— Start —

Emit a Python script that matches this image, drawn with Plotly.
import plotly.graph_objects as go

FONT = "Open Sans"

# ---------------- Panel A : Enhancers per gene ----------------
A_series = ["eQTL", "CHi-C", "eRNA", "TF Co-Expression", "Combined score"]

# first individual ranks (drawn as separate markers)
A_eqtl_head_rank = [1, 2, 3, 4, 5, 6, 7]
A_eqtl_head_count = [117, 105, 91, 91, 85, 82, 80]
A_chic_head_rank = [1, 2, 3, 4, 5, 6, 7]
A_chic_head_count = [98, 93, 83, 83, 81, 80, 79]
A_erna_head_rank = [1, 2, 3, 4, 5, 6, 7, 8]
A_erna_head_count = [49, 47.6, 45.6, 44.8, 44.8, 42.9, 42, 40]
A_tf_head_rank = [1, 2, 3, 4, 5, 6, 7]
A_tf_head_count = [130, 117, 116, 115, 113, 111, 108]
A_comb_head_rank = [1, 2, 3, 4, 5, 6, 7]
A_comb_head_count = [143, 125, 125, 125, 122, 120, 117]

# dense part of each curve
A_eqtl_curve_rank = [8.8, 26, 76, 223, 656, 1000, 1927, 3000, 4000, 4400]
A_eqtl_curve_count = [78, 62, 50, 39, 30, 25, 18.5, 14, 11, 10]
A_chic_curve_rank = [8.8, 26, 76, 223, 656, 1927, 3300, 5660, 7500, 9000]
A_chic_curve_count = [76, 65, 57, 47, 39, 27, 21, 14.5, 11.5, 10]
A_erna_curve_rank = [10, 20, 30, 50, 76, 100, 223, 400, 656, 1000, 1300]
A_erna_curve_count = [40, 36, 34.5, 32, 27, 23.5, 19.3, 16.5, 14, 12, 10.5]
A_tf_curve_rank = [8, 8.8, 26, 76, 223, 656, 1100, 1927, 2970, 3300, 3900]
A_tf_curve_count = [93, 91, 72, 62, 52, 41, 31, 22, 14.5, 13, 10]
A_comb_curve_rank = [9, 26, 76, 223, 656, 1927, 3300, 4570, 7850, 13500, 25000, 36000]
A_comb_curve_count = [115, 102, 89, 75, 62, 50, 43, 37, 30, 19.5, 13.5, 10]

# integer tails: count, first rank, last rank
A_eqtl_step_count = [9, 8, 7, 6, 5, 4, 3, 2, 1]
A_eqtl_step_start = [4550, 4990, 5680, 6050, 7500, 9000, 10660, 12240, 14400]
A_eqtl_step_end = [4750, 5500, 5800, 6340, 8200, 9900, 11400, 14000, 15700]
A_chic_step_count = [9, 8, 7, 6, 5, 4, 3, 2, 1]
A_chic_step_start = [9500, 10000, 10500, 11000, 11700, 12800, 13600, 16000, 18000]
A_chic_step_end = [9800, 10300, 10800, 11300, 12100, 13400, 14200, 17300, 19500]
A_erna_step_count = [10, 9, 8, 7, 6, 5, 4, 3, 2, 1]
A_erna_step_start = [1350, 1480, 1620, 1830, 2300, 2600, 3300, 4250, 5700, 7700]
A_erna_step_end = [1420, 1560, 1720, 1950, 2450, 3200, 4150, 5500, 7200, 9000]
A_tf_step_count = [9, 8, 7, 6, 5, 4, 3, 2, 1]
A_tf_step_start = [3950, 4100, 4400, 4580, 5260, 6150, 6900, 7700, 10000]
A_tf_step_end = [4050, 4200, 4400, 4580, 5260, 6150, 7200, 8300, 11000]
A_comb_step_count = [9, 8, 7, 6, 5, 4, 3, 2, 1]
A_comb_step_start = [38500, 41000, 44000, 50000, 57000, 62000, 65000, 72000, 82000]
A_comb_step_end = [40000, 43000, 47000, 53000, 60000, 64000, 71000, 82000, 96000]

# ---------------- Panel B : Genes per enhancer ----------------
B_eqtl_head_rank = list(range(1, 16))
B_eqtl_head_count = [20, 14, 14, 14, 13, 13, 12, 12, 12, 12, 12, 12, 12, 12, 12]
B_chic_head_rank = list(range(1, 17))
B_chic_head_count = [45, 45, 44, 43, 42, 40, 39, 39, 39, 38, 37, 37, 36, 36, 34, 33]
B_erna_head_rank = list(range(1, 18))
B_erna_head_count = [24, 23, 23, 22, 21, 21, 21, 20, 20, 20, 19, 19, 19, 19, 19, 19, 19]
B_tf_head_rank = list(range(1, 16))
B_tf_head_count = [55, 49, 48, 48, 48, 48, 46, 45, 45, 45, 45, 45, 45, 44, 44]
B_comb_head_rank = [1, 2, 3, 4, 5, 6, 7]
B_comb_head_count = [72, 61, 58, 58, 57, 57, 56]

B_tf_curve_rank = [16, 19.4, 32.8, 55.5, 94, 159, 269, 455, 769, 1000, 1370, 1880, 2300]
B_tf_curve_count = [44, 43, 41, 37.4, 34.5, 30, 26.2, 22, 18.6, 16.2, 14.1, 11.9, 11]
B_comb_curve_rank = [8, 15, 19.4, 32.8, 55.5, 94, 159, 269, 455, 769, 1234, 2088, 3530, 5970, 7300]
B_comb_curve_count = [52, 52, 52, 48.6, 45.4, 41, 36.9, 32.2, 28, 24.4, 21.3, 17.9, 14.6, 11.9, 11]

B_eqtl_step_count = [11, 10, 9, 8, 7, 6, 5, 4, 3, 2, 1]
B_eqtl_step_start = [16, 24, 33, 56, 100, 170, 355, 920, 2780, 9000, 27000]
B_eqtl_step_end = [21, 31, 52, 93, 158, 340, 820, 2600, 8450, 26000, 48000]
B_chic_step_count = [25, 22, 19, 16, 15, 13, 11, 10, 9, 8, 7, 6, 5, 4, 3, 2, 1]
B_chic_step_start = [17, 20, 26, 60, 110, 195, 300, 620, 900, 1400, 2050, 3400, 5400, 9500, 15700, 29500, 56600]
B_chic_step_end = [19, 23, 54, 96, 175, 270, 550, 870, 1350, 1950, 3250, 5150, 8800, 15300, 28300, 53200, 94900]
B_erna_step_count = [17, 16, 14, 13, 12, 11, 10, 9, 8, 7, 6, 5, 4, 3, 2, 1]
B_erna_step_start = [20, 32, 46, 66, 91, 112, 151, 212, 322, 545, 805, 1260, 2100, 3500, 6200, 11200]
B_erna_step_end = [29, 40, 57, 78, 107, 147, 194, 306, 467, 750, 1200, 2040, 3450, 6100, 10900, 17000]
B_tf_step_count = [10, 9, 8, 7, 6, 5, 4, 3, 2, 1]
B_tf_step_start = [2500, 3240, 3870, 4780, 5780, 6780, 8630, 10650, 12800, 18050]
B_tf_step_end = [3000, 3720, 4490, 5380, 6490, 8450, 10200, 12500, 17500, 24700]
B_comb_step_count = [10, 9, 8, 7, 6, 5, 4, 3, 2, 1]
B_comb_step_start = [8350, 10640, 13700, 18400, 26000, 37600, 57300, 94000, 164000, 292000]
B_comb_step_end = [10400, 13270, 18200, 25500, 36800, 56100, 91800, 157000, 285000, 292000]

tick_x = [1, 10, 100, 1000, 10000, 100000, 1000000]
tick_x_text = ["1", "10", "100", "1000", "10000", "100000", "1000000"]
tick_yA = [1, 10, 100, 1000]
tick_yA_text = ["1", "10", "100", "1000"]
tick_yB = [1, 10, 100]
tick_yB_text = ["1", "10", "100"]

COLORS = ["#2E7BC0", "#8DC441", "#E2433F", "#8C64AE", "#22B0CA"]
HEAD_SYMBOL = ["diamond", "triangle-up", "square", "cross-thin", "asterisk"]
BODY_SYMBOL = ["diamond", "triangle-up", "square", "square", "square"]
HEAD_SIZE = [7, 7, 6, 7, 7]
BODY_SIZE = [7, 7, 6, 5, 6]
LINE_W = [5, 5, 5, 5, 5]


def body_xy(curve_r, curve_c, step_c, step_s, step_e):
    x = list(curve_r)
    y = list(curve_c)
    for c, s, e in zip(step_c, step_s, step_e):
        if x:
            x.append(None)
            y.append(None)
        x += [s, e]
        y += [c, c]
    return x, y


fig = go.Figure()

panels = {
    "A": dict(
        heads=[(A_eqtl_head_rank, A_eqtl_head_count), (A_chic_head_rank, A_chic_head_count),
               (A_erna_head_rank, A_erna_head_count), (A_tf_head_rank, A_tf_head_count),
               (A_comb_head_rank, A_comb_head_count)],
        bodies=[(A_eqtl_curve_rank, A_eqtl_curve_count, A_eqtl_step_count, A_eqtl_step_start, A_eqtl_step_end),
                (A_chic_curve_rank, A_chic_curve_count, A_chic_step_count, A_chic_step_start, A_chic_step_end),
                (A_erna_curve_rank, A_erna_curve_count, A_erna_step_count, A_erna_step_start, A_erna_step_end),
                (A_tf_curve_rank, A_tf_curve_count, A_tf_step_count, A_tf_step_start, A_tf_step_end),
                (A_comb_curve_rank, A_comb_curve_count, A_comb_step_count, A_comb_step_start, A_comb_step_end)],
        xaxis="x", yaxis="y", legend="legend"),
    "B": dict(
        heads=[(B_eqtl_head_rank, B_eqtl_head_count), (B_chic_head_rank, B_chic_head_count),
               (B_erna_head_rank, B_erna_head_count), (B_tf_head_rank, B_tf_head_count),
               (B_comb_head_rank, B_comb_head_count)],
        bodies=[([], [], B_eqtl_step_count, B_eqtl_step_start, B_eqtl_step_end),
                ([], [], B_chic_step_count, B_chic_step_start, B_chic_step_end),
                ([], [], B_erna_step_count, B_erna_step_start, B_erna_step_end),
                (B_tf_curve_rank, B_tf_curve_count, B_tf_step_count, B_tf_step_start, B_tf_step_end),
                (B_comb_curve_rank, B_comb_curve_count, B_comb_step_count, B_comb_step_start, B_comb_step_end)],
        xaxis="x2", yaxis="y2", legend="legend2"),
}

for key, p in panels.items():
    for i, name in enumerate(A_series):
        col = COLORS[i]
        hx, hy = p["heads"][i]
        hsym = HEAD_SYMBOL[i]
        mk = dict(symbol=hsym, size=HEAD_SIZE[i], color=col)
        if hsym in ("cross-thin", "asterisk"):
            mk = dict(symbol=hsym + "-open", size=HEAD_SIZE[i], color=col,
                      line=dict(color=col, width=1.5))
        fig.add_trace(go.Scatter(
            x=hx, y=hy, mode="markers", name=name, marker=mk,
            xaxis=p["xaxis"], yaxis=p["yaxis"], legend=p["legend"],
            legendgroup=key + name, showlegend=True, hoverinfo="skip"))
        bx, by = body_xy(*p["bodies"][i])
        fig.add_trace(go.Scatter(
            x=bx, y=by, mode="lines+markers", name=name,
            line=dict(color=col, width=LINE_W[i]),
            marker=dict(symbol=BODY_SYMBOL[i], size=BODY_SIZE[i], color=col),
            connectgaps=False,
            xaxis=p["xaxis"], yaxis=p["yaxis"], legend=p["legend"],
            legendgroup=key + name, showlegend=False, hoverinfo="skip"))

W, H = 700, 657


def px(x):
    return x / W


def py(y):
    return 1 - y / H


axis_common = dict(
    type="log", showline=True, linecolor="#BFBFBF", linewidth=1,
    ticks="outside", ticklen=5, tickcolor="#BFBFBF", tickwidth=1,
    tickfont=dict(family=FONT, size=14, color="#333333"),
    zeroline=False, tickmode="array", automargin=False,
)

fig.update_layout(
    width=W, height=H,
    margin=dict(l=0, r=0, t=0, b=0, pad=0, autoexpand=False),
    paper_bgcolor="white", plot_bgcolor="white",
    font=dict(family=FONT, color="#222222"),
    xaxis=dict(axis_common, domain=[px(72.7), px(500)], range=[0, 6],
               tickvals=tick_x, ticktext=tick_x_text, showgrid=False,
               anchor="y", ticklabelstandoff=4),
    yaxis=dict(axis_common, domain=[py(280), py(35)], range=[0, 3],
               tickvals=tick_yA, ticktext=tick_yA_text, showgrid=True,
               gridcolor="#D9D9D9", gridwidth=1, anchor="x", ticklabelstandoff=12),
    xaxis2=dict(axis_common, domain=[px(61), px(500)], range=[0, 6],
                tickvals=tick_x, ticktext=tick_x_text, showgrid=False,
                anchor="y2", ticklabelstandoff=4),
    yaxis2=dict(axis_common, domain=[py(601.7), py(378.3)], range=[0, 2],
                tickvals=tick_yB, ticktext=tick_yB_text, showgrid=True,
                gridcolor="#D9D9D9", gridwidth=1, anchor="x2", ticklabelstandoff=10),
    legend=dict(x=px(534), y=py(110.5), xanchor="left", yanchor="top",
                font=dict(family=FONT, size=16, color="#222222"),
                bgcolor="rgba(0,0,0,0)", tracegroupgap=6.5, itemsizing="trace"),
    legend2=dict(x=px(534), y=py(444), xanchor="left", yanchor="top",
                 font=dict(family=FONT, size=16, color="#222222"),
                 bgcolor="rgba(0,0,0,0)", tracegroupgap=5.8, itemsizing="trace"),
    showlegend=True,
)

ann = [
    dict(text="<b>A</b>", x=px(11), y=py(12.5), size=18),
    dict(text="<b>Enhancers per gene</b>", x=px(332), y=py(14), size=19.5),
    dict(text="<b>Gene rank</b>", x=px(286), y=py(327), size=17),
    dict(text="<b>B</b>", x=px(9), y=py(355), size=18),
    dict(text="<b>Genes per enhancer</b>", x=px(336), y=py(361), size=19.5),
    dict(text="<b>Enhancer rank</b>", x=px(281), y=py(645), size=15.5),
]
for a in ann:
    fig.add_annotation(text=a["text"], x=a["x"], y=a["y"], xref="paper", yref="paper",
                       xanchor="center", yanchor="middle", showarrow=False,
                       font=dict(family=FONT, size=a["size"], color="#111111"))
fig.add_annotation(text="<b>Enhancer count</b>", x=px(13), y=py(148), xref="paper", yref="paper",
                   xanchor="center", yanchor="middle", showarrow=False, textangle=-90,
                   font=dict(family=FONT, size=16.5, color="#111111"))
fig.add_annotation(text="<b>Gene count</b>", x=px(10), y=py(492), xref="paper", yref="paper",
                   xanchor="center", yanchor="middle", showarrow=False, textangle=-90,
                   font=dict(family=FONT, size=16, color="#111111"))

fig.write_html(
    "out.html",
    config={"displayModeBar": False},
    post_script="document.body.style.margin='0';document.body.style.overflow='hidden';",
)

— End —

• **PROBLEM REQUIREMENTS**: Reprint the data above from the opening line to the line holding "A_comb_head_count = [143, 125, 125, 125, 122, 120, 117]", inclusive, and nothing else.

• **EXERCISE OUTPUT**:
Emit a Python script that matches this image, drawn with Plotly.
import plotly.graph_objects as go

FONT = "Open Sans"

# ---------------- Panel A : Enhancers per gene ----------------
A_series = ["eQTL", "CHi-C", "eRNA", "TF Co-Expression", "Combined score"]

# first individual ranks (drawn as separate markers)
A_eqtl_head_rank = [1, 2, 3, 4, 5, 6, 7]
A_eqtl_head_count = [117, 105, 91, 91, 85, 82, 80]
A_chic_head_rank = [1, 2, 3, 4, 5, 6, 7]
A_chic_head_count = [98, 93, 83, 83, 81, 80, 79]
A_erna_head_rank = [1, 2, 3, 4, 5, 6, 7, 8]
A_erna_head_count = [49, 47.6, 45.6, 44.8, 44.8, 42.9, 42, 40]
A_tf_head_rank = [1, 2, 3, 4, 5, 6, 7]
A_tf_head_count = [130, 117, 116, 115, 113, 111, 108]
A_comb_head_rank = [1, 2, 3, 4, 5, 6, 7]
A_comb_head_count = [143, 125, 125, 125, 122, 120, 117]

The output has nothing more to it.